Let's take a brief look at the dataframe below, note that the shape of the data is 115M by 14 columns (13 features and 1 target label).

In [None]:
data

# Randomly Sample 1Million Flights

Since this is only a demo, we will reduce the size of the dataset to 1 million randomly sampled flights in order to make the runtime fairly short. Feel free to modify the random seed in order to get a different set of flights to train with.

In [None]:
LABEL = 'target'
SAMPLE = 1_000_000

In [None]:
if SAMPLE is not None and SAMPLE < len(data):
    data = data.sample(n=SAMPLE, random_state=0)

In [None]:
data.shape

# Split Train and Test Data

Next we'll separate the data into a training set and a test set.
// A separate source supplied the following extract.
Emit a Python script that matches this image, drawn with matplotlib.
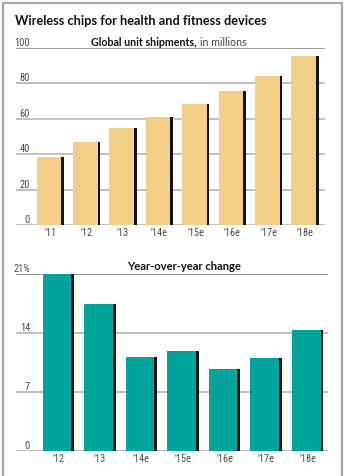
import matplotlib.pyplot as plt
from matplotlib import font_manager
from matplotlib.patches import Rectangle

# global unit shipments, millions
years_units = ["'11", "'12", "'13", "'14e", "'15e", "'16e", "'17e", "'18e"]
units = [38.5, 47, 55, 61, 68.5, 75.5, 84, 95.5]

# year-over-year change, percent
years_yoy = ["'12", "'13", "'14e", "'15e", "'16e", "'17e", "'18e"]
yoy = [21, 17.5, 11.2, 11.9, 9.8, 11.1, 14.4]

units_ticks = [0, 20, 40, 60, 80, 100]
yoy_ticks = [0, 7, 14, 21]
yoy_tick_labels = ["0", "7", "14", "21%"]

W, H = 346, 476
TAN = "#F2CE86"
TEAL = "#00A49A"
GRID = "#AFAFAF"


def pick_font(names):
    for name in names:
        try:
            font_manager.findfont(font_manager.FontProperties(family=name), fallback_to_default=False)
            return name
        except ValueError:
            pass
    return "DejaVu Sans"


NARROW = pick_font(["Liberation Sans Narrow", "DejaVu Sans Condensed", "Roboto Condensed"])

fig = plt.figure(figsize=(W / 100, H / 100), dpi=100)
fig.patch.set_facecolor("white")


def px_axes(x0, x1, ytop, ybot):
    return fig.add_axes([x0 / W, (H - ybot) / H, (x1 - x0) / W, (ybot - ytop) / H])


def bar_panel(ax, labels, values, color, ticks, tick_labels, xl, yl, width, label_x):
    n = len(values)
    x = list(range(n))
    ax.set_xlim(*xl)
    ax.set_ylim(*yl)
    for t in ticks:
        ax.axhline(t, color=GRID, lw=1.1, zorder=0)
    ax.axhline(ticks[-1], color="#9A9A9A", lw=1.4, zorder=0)
    # black edge on the right of each bar
    ax.bar(x, values, width=width, color="#111111", zorder=2)
    ax.bar([i - 0.035 for i in x], values, width=width - 0.07, color=color, zorder=3)
    for t, s in zip(ticks, tick_labels):
        ax.text(label_x, t, s, transform=ax.get_yaxis_transform(), ha="right", va="bottom",
                fontsize=7.5, family=NARROW, color="#4A4A4A")
    for i, s in zip(x, labels):
        ax.text(i, -0.015, s, transform=ax.get_xaxis_transform(), ha="center", va="top",
                fontsize=7.5, family=NARROW, color="#4A4A4A")
    ax.axis("off")


# top panel: shipments
ax1 = px_axes(16, 325, 48, 225)
bar_panel(ax1, years_units, units, TAN, units_ticks, [str(t) for t in units_ticks],
          (-0.94, 7.55), (0, 100), 0.75, 0.045)

# bottom panel: yoy change
ax2 = px_axes(16, 328, 274.3, 451.3)
bar_panel(ax2, years_yoy, yoy, TEAL, yoy_ticks, yoy_tick_labels,
          (-1.02, 6.49), (0, 21), 0.76, 0.045)

fig.text(15 / W, 1 - 21 / H, "Wireless chips for health and fitness devices",
         fontsize=9.2, family="Lato", weight="bold", color="#111111", ha="left", va="center")
fig.text(197 / W, 1 - 42 / H, "Global unit shipments,", fontsize=7.7, family="Lato",
         weight="bold", color="#111111", ha="right", va="center")
fig.text(200 / W, 1 - 42 / H, "in millions", fontsize=7.7, family="Lato",
         color="#444444", ha="left", va="center")
fig.text(184 / W, 1 - 267 / H, "Year-over-year change", fontsize=8.1, family="Lato",
         weight="bold", color="#111111", ha="center", va="center")

# outer frame
fig.patches.append(Rectangle((2.5 / W, -0.05), 339.5 / W, 1.05 - 2.5 / H, transform=fig.transFigure,
                             fill=False, edgecolor="#A8A8A8", lw=1.6))

fig.savefig("out.png", dpi=100)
The train set will be used to update our models' parameters, while the test set will be used to evaluate the model performance on data unseen in training.

In [None]:
train_data, test_data, train_labels, test_labels = generate_train_test_split(
    X=data.drop(LABEL, axis=1),
    y=data[LABEL],
    problem_type='binary',
    test_size=0.1
)
train_data[LABEL] = train_labels
test_data[LABEL] = test_labels

# Run AutoGluon with Multiple RAPIDS Models

With our dataset downloaded and split, we can now call our AutoGluon AutoML library to do some automated pre-processing (e.g., label encoding), as well as to train a stacked ensemble of models to reach optimal peformance on our airline delay prediction task.

In [None]:
from autogluon.tabular.models.rf.rf_rapids_model import RFRapidsModel
from autogluon.tabular.models.knn.knn_rapids_model import KNNRapidsModel
from autogluon.tabular.models.lr.lr_rapids_model import LinearRapidsModel

predictor = TabularPredictor(
    label=LABEL,
    verbosity=3,
).fit(
    train_data=train_data,
    hyperparameters={        
        KNNRapidsModel : {},
        LinearRapidsModel : {},
        RFRapidsModel : {'n_estimators': 100},
        'XGB': {'ag_args_fit': {'num_gpus': 1},  'tree_method': 'gpu_hist', 'ag.early_stop': 10000},
    },
    time_limit=2000,
)

In [None]:
leaderboard = predictor.leaderboard()

leaderboard = predictor.leaderboard(test_data)

# Summary

As we can see from the results XGBoost model carries the majority of the acccuracy in the ensemble. This is not too surprising given that we allowed the XGBoost model to grow up to 10000 trees, while the RandomForest model was capped at 100. We invite you to experiment with different settings if you are curious to adapt the performance of the ensemble.

Hopefully this example shows how straightforward it is to run AutoML on tabular data with AutoGluon and RAPIDS working together!